Let's see what the critics had to say...

Charles Isherwood, New York Times: Unfortunately, for most of the show such piercing insight into the hearts of the characters is absent or muted by the pleasant but blandly meandering melodies. It all goes down smoothly but too easily.

Melissa Rose Bernardo, Entertainment Weekly: Brown may have won a Best Original Score Tony Award for 1998's Parade, but this is far and away his finest work. Treat yourself to the original cast recording with Sherie Rene Scott and Norbert Leo Butz, or, if you prefer, wait for the unannounced but I suspect inevitable new version with Kantor and Wolfe. (There will be comparisons between the two casts - neither one is 'better' when you come right down to it. Wolfe does manage to make Cathy somewhat sympathetic, even appealing in a few spots - a much-appreciated detail.)

Jocelyn Noveck, Associated Press: It goes without saying that this production comes with a lot of built-in good will, since "The Last Five Years," despite running only a few months, has developed quite a following in its afterlife, becoming a staple of regional and school productions. To sense the affection for it, one needed only to witness the curtain calls at a recent preview. As the audience cheered, a man called out repeatedly: "Thank you! Thank you!" Kantor responded: "You're welcome."

Robert Kahn, NBC New York: Kantor's energy carries the musical's early scenes, perhaps because it's here where his Jamie, at 23, is so upbeat. A riff on the nebbishy-sexy academic guys who populate New York, he's thrilling in the famous "Shiksa Goddess" scene, which has him saying goodbye to Catherine after their first date. A musical paean to the forbidden fruit of a nice Jewish boy, the song was an audience favorite from the cast recording. They're even selling "Shiksa Goddess" T-shirts upstairs in the Second Stage cafe. Wolfe comes fully to life a bit later, notably with "A Summer in Ohio," which has her writing a letter to Jamie about a mind-numbing summer doing stock. It's delightful to watch her lithely dropping comedic references to "West Side Story" and "Fiddler on the Roof."

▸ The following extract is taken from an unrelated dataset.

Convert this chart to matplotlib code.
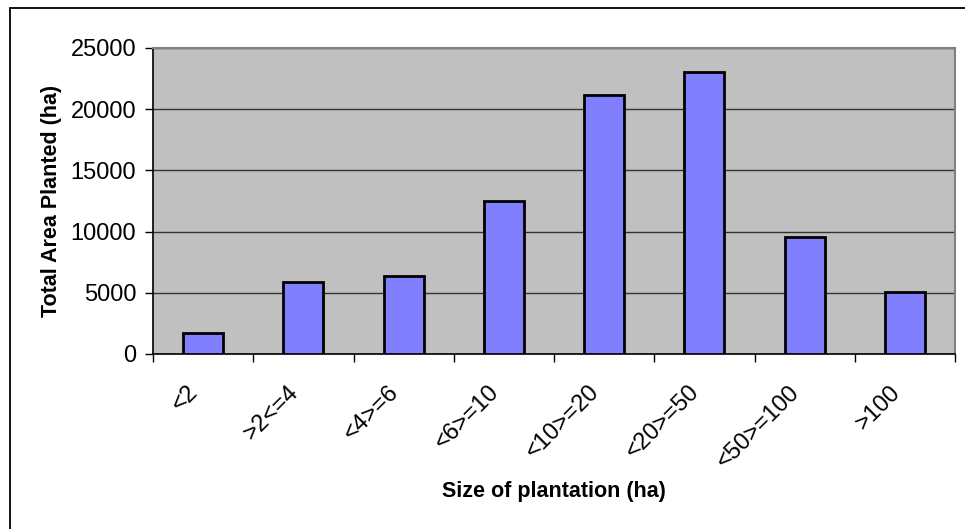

Linda Winer, Newsday: Without magnetism between them, we are left with a structural gimmick and a concert oF Brown's heady, enjoyable songs. Brown, who won a 1999 Tony for his first Broadway musical, the darkly ambitious "Parade," is lighter but no less intelligent in this rich pastiche of classical strings, jazz, blues and theater-pop pastiche.

Matt Windman, amNY: Considering how many productions the musical has received since its premiere in 2002, its first major New York revival ought to have been better than the musically outstanding but depressingly sterile one now on display at Off-Broadway's Second Stage, which Brown directed himself.

Elisabeth Vincentelli, NY Post: "The Last Five Years" certainly is clever - sometimes to a fault. The show essentially is a series of solos, and the only time the characters actually cross paths and sing to each other is midway through, when Jamie proposes in the boat. Otherwise each actor has to emote to the empty space where the other should be, robbing the show of much- needed energy. In musicals, as in life, one is the loneliest number.

Jesse Green, Vulture: Which brings us back to Brown. The question about his directing The Last Five Years had been whether he was too close to the material to balance it well. Turns out, he did fine on that point. He's put together a beautiful emotional and aural experience of his work. (The six-piece orchestra, led by Andrew Resnick under the musical direction of Tom Murray, is exemplary.) But the visual production - perhaps in response to Daisy Prince's original staging, which had a baroque mise en scène - is oddly sterile, dominated as it is by a series of portentous floating windows. That and some sloppy little mistakes suggest that, for all his self-admitted talents, Brown might have done better to follow the conventional wisdom about directing one's own work. How many hats can even the grand fromage wear?

Joe Dziemianowicz, Daily News: "The Last Five Years" isn't perfect. We never see the couple together, so there's no chemistry and no real sense of loss. The sketchy details we do get are that Jamie's Jewish and Cathy's not. His career is rising, hers is flatlining. As such, the plot comes with traces of "Merrily We Roll Along," which told its story in reverse, and "A Star Is Born."

Erik Haagensen, Backstage: Wolfe's beauty is no impediment to the delicate shades of wide-ranging emotion that play tellingly across her face. The actor's understatement in Cathy's first song, "Still Hurting," sung as she fingers her husband's wedding ring and rereads his breakup note to her, undercuts the moment's self-pitying melodrama and makes us immediately wonder if Cathy's accusations might carry some truth. Yet Wolfe can also be riotously funny, as in a stream-of-consciousness interior-monologue meltdown during a musical audition.